Он ни капли не сомневался в том, где, в каком месте он её обронил, потому что отчётливо помнил, как инстинктивно нащупал фотографию в кармане, когда они с Сашкой примчались на двадцатый и занырнули за неработающие арки-металлоискатели. Тогда фотография ещё была с ним, а значит…
И снова привычно замелькали лестницы и этажи.
Кир едва ли отдавал себе отчёт, зачем в то утро он опять помчался на Северную станцию. Что в нём было такого, в этом маленьком кусочке пластика с отпечатанной фотографией серьёзной и чуть сердитой девчонки, у которой и всей красоты-то – одни веснушки, но что-то, наверно, было, что заставляло вот так сорваться с места и нестись туда, куда нестись бы совсем не стоило.

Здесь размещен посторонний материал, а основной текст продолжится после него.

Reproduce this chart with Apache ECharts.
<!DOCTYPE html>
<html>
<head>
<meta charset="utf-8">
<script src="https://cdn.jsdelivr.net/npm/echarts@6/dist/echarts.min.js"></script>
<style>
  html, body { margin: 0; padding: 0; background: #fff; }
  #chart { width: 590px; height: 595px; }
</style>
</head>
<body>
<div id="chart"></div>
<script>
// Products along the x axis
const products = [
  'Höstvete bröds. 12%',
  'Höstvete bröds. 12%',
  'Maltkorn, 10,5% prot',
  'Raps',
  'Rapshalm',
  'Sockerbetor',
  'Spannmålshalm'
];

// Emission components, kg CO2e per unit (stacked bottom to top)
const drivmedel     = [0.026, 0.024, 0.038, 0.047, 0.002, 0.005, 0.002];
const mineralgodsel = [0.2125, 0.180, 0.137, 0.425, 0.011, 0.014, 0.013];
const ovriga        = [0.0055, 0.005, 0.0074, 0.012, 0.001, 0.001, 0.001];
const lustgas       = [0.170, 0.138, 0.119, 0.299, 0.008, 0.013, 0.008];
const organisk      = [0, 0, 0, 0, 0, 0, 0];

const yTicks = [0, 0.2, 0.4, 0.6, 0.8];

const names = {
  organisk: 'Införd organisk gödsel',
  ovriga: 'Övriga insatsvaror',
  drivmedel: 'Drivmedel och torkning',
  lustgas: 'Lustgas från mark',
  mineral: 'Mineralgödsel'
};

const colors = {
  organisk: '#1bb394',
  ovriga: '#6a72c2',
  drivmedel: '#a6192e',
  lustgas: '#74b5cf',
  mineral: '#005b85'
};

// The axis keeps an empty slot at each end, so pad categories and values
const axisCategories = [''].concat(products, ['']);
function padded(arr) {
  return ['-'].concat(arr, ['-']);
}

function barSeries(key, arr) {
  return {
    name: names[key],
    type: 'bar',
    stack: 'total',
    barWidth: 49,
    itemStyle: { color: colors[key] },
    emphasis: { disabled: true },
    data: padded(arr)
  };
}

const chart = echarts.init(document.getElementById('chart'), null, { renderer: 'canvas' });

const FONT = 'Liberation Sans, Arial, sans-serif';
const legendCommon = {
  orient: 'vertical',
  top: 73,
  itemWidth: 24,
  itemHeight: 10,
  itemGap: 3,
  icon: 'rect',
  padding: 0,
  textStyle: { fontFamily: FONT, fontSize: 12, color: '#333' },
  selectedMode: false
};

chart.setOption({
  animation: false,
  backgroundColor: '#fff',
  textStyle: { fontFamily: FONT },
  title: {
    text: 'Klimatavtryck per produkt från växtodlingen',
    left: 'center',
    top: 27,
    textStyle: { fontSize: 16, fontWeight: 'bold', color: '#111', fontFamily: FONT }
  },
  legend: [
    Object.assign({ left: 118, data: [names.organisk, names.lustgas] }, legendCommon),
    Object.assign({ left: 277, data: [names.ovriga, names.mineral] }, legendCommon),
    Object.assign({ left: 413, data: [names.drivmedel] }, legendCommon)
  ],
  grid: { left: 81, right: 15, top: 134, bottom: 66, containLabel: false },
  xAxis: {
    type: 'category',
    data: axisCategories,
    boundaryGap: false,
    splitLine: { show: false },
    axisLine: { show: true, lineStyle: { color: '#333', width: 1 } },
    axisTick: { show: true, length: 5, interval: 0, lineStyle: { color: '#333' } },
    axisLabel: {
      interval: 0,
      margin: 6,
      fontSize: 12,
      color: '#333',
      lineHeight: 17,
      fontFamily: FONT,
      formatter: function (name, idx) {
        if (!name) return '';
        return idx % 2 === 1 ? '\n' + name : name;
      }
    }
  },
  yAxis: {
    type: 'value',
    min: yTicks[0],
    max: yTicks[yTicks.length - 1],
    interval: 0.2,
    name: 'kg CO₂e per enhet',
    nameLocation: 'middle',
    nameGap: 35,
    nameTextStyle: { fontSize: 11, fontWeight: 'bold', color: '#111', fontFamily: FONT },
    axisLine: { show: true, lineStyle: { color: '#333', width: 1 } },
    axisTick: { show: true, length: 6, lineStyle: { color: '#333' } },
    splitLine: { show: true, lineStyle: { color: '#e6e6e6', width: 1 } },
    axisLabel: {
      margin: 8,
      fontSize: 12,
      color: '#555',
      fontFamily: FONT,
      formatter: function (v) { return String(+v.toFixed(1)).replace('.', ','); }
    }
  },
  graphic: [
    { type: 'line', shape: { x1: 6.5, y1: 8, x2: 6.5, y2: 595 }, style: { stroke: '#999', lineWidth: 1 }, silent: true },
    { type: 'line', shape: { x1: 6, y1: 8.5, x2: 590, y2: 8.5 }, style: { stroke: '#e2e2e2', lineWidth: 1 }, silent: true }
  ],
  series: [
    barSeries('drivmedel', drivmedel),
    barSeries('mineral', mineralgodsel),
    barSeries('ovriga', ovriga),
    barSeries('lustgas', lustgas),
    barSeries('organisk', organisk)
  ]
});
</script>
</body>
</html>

Он не замечал ни утреннего холода, ни сырости, не рассветной тишины, повисшей над океаном, ни огненного шара, касающегося воды – он думал только о том, что фотографию надо непременно найти, словно от этого зависела чья-то жизнь. Кир обошёл платформу, заглядывая даже туда, где они с Сашкой не были, приблизился к краю, стараясь не смотреть на скорчившийся труп, спустился по лестнице вниз к тому месту, где они нашли Савельева. Всё было тщетно. Фотография исчезла.
Странно, но после всего пережитого именно это потеря казалась самой огромной. И возвращаясь опять наверх, в больницу, Кир ни о чём не мог больше думать, только о том, что этот небольшой кусочек пластика пропал, и вместе с ним канула в небытие последняя ниточка, связывающая его с Никой. И когда он столкнулся с Анной Константиновной, которая удивлённо его оглядела и попросила зайти в тайную комнату, где она прятала Литвинова, и где теперь лежал ещё и раненый Савельев, Кир послушно поплёлся туда, всё ещё переживая свою утрату. Краем сознания он подумал, что его снова будут расспрашивать про разговор с Лёхой, про само покушение, свидетелем которого они с Сашкой стали, выпытывать подробности про Татарина и Костыля. Но он ошибся.